Estela Renner - A gente estava na dúvida se faríamos sobre adoção ou sobre obesidade. Mas a obesidade está mais à mostra. Você vai à praia e vê, está em todos os lugares.
Em todos mesmo?
Sim. Fui para o meio da Amazônia, em casas de palafita, e as crianças não sabem o que é bacuri, uma fruta da região. Sabem o que é cupuaçu, mas bacuri não. Mas sabem o que é batata frita, ainda que não reconheçam uma batata.
O filme mostra crianças brasileiras e entrevistados estrangeiros. Como os escolheu?
As crianças são todas brasileiras e as famílias também. Minha dúvida era se funcionaria ouvir uma família brasileira falando e depois disso passar para uma fala do [chef inglês] Jaime Oliver. Mas, como as causas são universais, acho que funcionou.
Você foi recebida pelo Ministério da Saúde?
A gente tentou fazer contato. Não conseguimos. Existe preocupação, mas lá dentro é um complexo de engrenagens. Não adianta ter só um grupo preocupado. No filme, há um momento em que o ministro da Saúde dá o título de parceiro da saúde para o CEO do McDonald's. Isso pode?
Esse canal de diálogo pode ser aberto após a estreia?
A intenção é essa. A Marina Silva já tem uma cópia do filme, queremos mandar para a presidente Dilma. Seria incrível se tivéssemos força política, se o [Celso] Russomanno ou a Marta Suplicy fossem à pré-estreia [no dia 12, no auditório Ibirapuera]. É um problema de saúde. Não dá para falar mais que é culpa da criança nem só culpa da família. Imagina se 33% das crianças do Brasil estivessem com dengue. Como lidaríamos com o problema?
É um filme para crianças?
Estamos pleiteando censura livre. Mas é para adultos. O pai precisa ver primeiro para saber se é ou não para o seu filho. Meus três filhos viram.
As crianças do filme mudaram de hábitos alimentares depois de conversar com vocês?

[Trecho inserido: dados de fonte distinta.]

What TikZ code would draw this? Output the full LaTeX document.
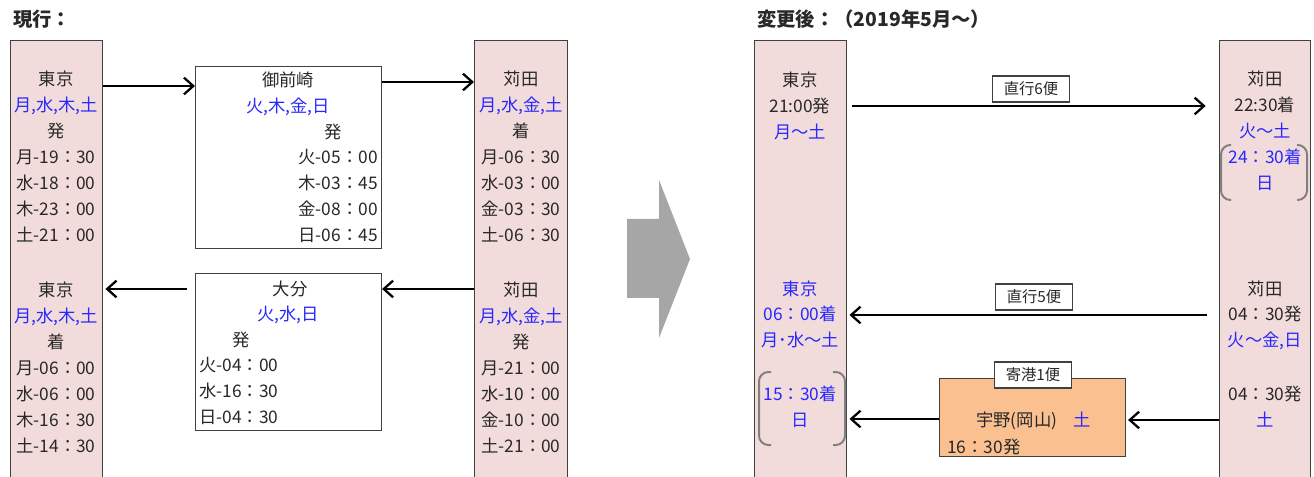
\documentclass[tikz,border=0pt]{standalone}
\usepackage{fontspec}
\setmainfont{Noto Sans CJK JP}
\usetikzlibrary{arrows.meta}
\definecolor{blu}{RGB}{40,40,255}
\definecolor{pinkfill}{HTML}{F2DCDB}
\definecolor{txt}{RGB}{40,40,40}
\definecolor{edge}{RGB}{64,64,64}
\definecolor{orangefill}{HTML}{FAC090}
\definecolor{bigarrow}{HTML}{A6A6A6}
\definecolor{brk}{RGB}{128,128,128}
\begin{document}
\begin{tikzpicture}[x=0.75pt,y=-0.75pt,
  every node/.style={font=\fontsize{13}{19.5}\selectfont, text=txt, inner sep=0pt},
  col/.style={draw=edge, line width=1.1pt, fill=pinkfill, anchor=north west, minimum height=340pt},
  box/.style={draw=edge, line width=0.8pt, fill=white, anchor=north west},
  lines/.style={align=center, anchor=base},
  link/.style={line width=2pt, -{Straight Barb[length=7pt,width=12.5pt,line width=1.7pt]}},
  tag/.style={draw=edge, line width=0.8pt, fill=white, minimum width=57.75pt, minimum height=19.5pt, font=\fontsize{11.5}{13}\selectfont},
  title/.style={font=\fontsize{14.5}{16}\selectfont\bfseries, anchor=base west},
  bracket/.style={draw=brk, line width=1.5pt, rounded corners=7pt}
]
\useasboundingbox (0,0) rectangle (1314,477);
% titles
\node[title] (t1) at (13,27) {現行：};
\node[title] (t2) at (757,27) {変更後：（2019年5月～）};
% helper coordinates
\coordinate (y82) at (0,82);
\coordinate (y86) at (0,86);
\coordinate (y106) at (0,106);
\coordinate (y289) at (0,289);
\coordinate (y315) at (0,315);
\coordinate (y419) at (0,419);
\coordinate (y420) at (0,420);
% ---------- current ----------
\node[col, minimum width=69pt] (tkL) at (10,40) {};
\node[col, minimum width=69.75pt] (kdL) at (474,40) {};
\node[box, minimum width=139.5pt, minimum height=136.5pt] (omae) at (195,66) {};
\node[box, minimum width=139.5pt, minimum height=117.75pt] (oita) at (195,273) {};

% multi-line nodes: anchor base = baseline of the last line
\node[lines] (tkLa) at (56,242) {東京\\\textcolor{blu}{月,水,木,土}\\発\\月-19：30\\水-18：00\\木-23：00\\土-21：00};
\node[lines] (tkLb) at (56,452) {東京\\\textcolor{blu}{月,水,木,土}\\着\\月-06：00\\水-06：00\\木-16：30\\土-14：30};
\node[lines] (kdLa) at (521,242) {苅田\\\textcolor{blu}{月,水,金,土}\\着\\月-06：30\\水-03：00\\金-03：30\\土-06：30};
\node[lines] (kdLb) at (521,452) {苅田\\\textcolor{blu}{月,水,金,土}\\発\\月-21：00\\水-10：00\\金-10：00\\土-21：00};

\node[anchor=base] (omae1) at (288,87) {御前崎};
\node[anchor=base, text=blu] (omae2) at (288,113) {火,木,金,日};
\node[anchor=base] (omae3) at (333,139) {発};
\node[align=right, anchor=base east] (omae4) at (378,242) {火-05：00\\木-03：45\\金-08：00\\日-06：45};

\node[anchor=base] (oita1) at (290,296) {大分};
\node[anchor=base, text=blu] (oita2) at (288,321) {火,水,日};
\node[anchor=base] (oita3) at (241,347) {発};
\node[align=left, anchor=base west] (oita4) at (199,423) {火-04：00\\水-16：30\\日-04：30};

\coordinate (a4s) at (187,289);
\draw[link] (tkL.east |- y86) -- (omae.west |- y86);
\draw[link] (omae.east |- y82) -- (kdL.west |- y82);
\draw[link] (kdL.west |- y289) -- (oita.east |- y289);
\draw[link, shorten >=1.5pt] (a4s) -- (tkL.east |- y289);

% big arrow
\fill[bigarrow] (627,219) -- (659,219) -- (659,180) -- (690,259) -- (659,338) -- (659,298) -- (627,298) -- cycle;

% ---------- new ----------
\node[col, minimum width=69pt] (tkR) at (754,40) {};
\node[col, minimum width=68.25pt] (kdR) at (1219,40) {};

\node[lines] (tkRa) at (800,139) {東京\\21:00発\\\textcolor{blu}{月～土}};
\node[lines, text=blu] (tkRb) at (800,347) {東京\\06：00着\\月･水～土};
\node[lines, text=blu] (tkRc) at (800,426) {15：30着\\日};
\node[lines] (kdRa) at (1265,190) {苅田\\22:30着\\\textcolor{blu}{火～土}\\\textcolor{blu}{24：30着}\\\textcolor{blu}{日}};
\node[lines] (kdRb) at (1265,347) {苅田\\04：30発\\\textcolor{blu}{火～金,日}};
\node[lines] (kdRc) at (1265,426) {04：30発\\\textcolor{blu}{土}};

\draw[bracket] (771,372) -- (759,372) -- (759,445) -- (771,445);
\draw[bracket] (833,372) -- (845,372) -- (845,445) -- (833,445);
\draw[bracket] (1231,145) -- (1221,145) -- (1221,200) -- (1231,200);
\draw[bracket] (1297,145) -- (1307,145) -- (1307,200) -- (1297,200);

\node[box, fill=orangefill, minimum width=139.5pt, minimum height=58.5pt] (uno) at (939,378) {};
\node[anchor=base west] (uno1) at (976,426) {宇野(岡山)};
\node[anchor=base, text=blu] (uno2) at (1082,426) {土};
\node[anchor=base west] (uno3) at (947,453) {16：30発};

\draw[link, shorten <=3.5pt, shorten >=10pt] (tkR.east |- y106) -- (kdR.west |- y106);
\draw[link, shorten <=9pt, shorten >=1.5pt] (kdR.west |- y315) -- (tkR.east |- y315);
\draw[link, shorten >=1.5pt] (kdR.west |- y420) -- (uno.east |- y420);
\draw[link, shorten >=1.5pt] (uno.west |- y419) -- (tkR.east |- y419);

\node[tag] (tag6) at (1031,89) {直行6便};
\node[tag] (tag5) at (1034,297) {直行5便};
\node[tag] (tag1) at (1033,375) {寄港1便};
\end{tikzpicture}
\end{document}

Há duas semanas, falamos com os pais do menorzinho, de quatro anos, que mora perto de Manaus, e ficamos preocupados, porque ele engordou muito. Fomos até lá levar uma nutricionista. Estamos realmente preocupadas, ele corre riscos. Outra, de Brasília, fez uma aposta e parou de tomar refrigerante. Perdeu cinco quilos. Mas a maioria continua na mesma. Ou engordou um pouquinho. Já a equipe do filme mudou de hábitos: virou vegetariana ou passou a comer melhor.